Plotting code records:
------------------------------
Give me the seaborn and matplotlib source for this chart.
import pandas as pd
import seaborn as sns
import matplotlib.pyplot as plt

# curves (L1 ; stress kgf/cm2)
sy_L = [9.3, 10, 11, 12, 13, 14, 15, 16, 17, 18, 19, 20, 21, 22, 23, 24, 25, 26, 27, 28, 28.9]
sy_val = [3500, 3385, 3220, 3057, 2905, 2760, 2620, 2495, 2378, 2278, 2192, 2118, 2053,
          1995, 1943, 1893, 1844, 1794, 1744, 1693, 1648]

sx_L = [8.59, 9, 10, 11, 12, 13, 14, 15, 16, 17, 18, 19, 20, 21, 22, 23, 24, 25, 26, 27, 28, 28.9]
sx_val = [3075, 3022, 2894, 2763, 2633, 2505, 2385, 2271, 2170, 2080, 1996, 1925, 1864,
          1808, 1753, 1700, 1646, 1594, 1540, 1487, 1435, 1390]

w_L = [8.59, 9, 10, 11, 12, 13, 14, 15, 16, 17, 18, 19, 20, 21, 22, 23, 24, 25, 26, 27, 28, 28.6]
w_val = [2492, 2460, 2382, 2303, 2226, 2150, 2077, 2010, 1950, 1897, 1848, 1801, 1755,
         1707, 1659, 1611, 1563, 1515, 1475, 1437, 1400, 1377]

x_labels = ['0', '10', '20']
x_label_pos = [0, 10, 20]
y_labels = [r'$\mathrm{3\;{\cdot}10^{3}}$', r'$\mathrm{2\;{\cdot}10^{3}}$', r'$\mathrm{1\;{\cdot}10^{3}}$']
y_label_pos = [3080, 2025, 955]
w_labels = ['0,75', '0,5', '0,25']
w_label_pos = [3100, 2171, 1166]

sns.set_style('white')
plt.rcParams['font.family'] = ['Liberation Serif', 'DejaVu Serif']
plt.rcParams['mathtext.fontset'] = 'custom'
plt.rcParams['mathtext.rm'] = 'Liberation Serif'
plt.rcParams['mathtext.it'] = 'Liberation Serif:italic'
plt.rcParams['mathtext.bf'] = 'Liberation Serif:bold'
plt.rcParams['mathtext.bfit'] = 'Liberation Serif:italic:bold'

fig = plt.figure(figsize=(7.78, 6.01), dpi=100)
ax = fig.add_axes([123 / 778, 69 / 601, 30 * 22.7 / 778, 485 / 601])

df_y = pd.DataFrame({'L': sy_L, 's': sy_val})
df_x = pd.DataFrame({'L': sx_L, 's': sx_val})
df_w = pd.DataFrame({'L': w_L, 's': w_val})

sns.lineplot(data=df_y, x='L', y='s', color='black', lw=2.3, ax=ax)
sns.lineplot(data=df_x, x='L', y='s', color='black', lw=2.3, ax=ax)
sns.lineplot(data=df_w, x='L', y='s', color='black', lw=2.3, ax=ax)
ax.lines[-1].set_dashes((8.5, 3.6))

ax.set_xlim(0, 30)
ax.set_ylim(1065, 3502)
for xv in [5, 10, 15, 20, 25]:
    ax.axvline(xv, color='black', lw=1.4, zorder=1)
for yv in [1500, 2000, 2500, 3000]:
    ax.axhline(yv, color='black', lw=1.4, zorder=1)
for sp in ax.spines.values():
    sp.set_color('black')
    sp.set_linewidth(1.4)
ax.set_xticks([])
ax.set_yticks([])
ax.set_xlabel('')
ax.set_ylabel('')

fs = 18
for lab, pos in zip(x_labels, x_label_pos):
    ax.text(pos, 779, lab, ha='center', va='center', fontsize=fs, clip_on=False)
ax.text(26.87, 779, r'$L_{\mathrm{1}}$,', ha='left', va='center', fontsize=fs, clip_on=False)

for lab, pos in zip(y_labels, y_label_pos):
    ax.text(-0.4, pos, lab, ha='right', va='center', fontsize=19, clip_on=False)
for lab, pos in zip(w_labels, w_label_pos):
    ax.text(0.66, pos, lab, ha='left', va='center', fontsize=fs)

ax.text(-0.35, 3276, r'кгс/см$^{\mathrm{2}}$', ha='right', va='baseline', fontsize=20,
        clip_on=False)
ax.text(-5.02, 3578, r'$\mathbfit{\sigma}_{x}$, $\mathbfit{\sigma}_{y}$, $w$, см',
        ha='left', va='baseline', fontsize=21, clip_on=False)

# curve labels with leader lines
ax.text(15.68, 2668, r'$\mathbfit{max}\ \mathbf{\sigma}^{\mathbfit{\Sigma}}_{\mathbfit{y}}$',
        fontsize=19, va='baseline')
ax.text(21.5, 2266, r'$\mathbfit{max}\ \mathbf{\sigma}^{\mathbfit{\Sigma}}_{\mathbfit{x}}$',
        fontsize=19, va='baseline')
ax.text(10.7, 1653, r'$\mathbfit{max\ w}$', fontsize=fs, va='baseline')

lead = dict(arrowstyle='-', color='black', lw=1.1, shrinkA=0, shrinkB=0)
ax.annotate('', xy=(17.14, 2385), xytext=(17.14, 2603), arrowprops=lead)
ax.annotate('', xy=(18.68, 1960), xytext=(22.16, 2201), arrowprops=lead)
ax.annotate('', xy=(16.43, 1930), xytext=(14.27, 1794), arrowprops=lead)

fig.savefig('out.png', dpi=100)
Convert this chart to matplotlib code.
------------------------------
Directive: Your task is to reproduce the whole listing exactly.

Task answer:
Give me the seaborn and matplotlib source for this chart.
import pandas as pd
import seaborn as sns
import matplotlib.pyplot as plt

# curves (L1 ; stress kgf/cm2)
sy_L = [9.3, 10, 11, 12, 13, 14, 15, 16, 17, 18, 19, 20, 21, 22, 23, 24, 25, 26, 27, 28, 28.9]
sy_val = [3500, 3385, 3220, 3057, 2905, 2760, 2620, 2495, 2378, 2278, 2192, 2118, 2053,
          1995, 1943, 1893, 1844, 1794, 1744, 1693, 1648]

sx_L = [8.59, 9, 10, 11, 12, 13, 14, 15, 16, 17, 18, 19, 20, 21, 22, 23, 24, 25, 26, 27, 28, 28.9]
sx_val = [3075, 3022, 2894, 2763, 2633, 2505, 2385, 2271, 2170, 2080, 1996, 1925, 1864,
          1808, 1753, 1700, 1646, 1594, 1540, 1487, 1435, 1390]

w_L = [8.59, 9, 10, 11, 12, 13, 14, 15, 16, 17, 18, 19, 20, 21, 22, 23, 24, 25, 26, 27, 28, 28.6]
w_val = [2492, 2460, 2382, 2303, 2226, 2150, 2077, 2010, 1950, 1897, 1848, 1801, 1755,
         1707, 1659, 1611, 1563, 1515, 1475, 1437, 1400, 1377]

x_labels = ['0', '10', '20']
x_label_pos = [0, 10, 20]
y_labels = [r'$\mathrm{3\;{\cdot}10^{3}}$', r'$\mathrm{2\;{\cdot}10^{3}}$', r'$\mathrm{1\;{\cdot}10^{3}}$']
y_label_pos = [3080, 2025, 955]
w_labels = ['0,75', '0,5', '0,25']
w_label_pos = [3100, 2171, 1166]

sns.set_style('white')
plt.rcParams['font.family'] = ['Liberation Serif', 'DejaVu Serif']
plt.rcParams['mathtext.fontset'] = 'custom'
plt.rcParams['mathtext.rm'] = 'Liberation Serif'
plt.rcParams['mathtext.it'] = 'Liberation Serif:italic'
plt.rcParams['mathtext.bf'] = 'Liberation Serif:bold'
plt.rcParams['mathtext.bfit'] = 'Liberation Serif:italic:bold'

fig = plt.figure(figsize=(7.78, 6.01), dpi=100)
ax = fig.add_axes([123 / 778, 69 / 601, 30 * 22.7 / 778, 485 / 601])

df_y = pd.DataFrame({'L': sy_L, 's': sy_val})
df_x = pd.DataFrame({'L': sx_L, 's': sx_val})
df_w = pd.DataFrame({'L': w_L, 's': w_val})

sns.lineplot(data=df_y, x='L', y='s', color='black', lw=2.3, ax=ax)
sns.lineplot(data=df_x, x='L', y='s', color='black', lw=2.3, ax=ax)
sns.lineplot(data=df_w, x='L', y='s', color='black', lw=2.3, ax=ax)
ax.lines[-1].set_dashes((8.5, 3.6))

ax.set_xlim(0, 30)
ax.set_ylim(1065, 3502)
for xv in [5, 10, 15, 20, 25]:
    ax.axvline(xv, color='black', lw=1.4, zorder=1)
for yv in [1500, 2000, 2500, 3000]:
    ax.axhline(yv, color='black', lw=1.4, zorder=1)
for sp in ax.spines.values():
    sp.set_color('black')
    sp.set_linewidth(1.4)
ax.set_xticks([])
ax.set_yticks([])
ax.set_xlabel('')
ax.set_ylabel('')

fs = 18
for lab, pos in zip(x_labels, x_label_pos):
    ax.text(pos, 779, lab, ha='center', va='center', fontsize=fs, clip_on=False)
ax.text(26.87, 779, r'$L_{\mathrm{1}}$,', ha='left', va='center', fontsize=fs, clip_on=False)

for lab, pos in zip(y_labels, y_label_pos):
    ax.text(-0.4, pos, lab, ha='right', va='center', fontsize=19, clip_on=False)
for lab, pos in zip(w_labels, w_label_pos):
    ax.text(0.66, pos, lab, ha='left', va='center', fontsize=fs)

ax.text(-0.35, 3276, r'кгс/см$^{\mathrm{2}}$', ha='right', va='baseline', fontsize=20,
        clip_on=False)
ax.text(-5.02, 3578, r'$\mathbfit{\sigma}_{x}$, $\mathbfit{\sigma}_{y}$, $w$, см',
        ha='left', va='baseline', fontsize=21, clip_on=False)

# curve labels with leader lines
ax.text(15.68, 2668, r'$\mathbfit{max}\ \mathbf{\sigma}^{\mathbfit{\Sigma}}_{\mathbfit{y}}$',
        fontsize=19, va='baseline')
ax.text(21.5, 2266, r'$\mathbfit{max}\ \mathbf{\sigma}^{\mathbfit{\Sigma}}_{\mathbfit{x}}$',
        fontsize=19, va='baseline')
ax.text(10.7, 1653, r'$\mathbfit{max\ w}$', fontsize=fs, va='baseline')

lead = dict(arrowstyle='-', color='black', lw=1.1, shrinkA=0, shrinkB=0)
ax.annotate('', xy=(17.14, 2385), xytext=(17.14, 2603), arrowprops=lead)
ax.annotate('', xy=(18.68, 1960), xytext=(22.16, 2201), arrowprops=lead)
ax.annotate('', xy=(16.43, 1930), xytext=(14.27, 1794), arrowprops=lead)

fig.savefig('out.png', dpi=100)
Convert this chart to matplotlib code.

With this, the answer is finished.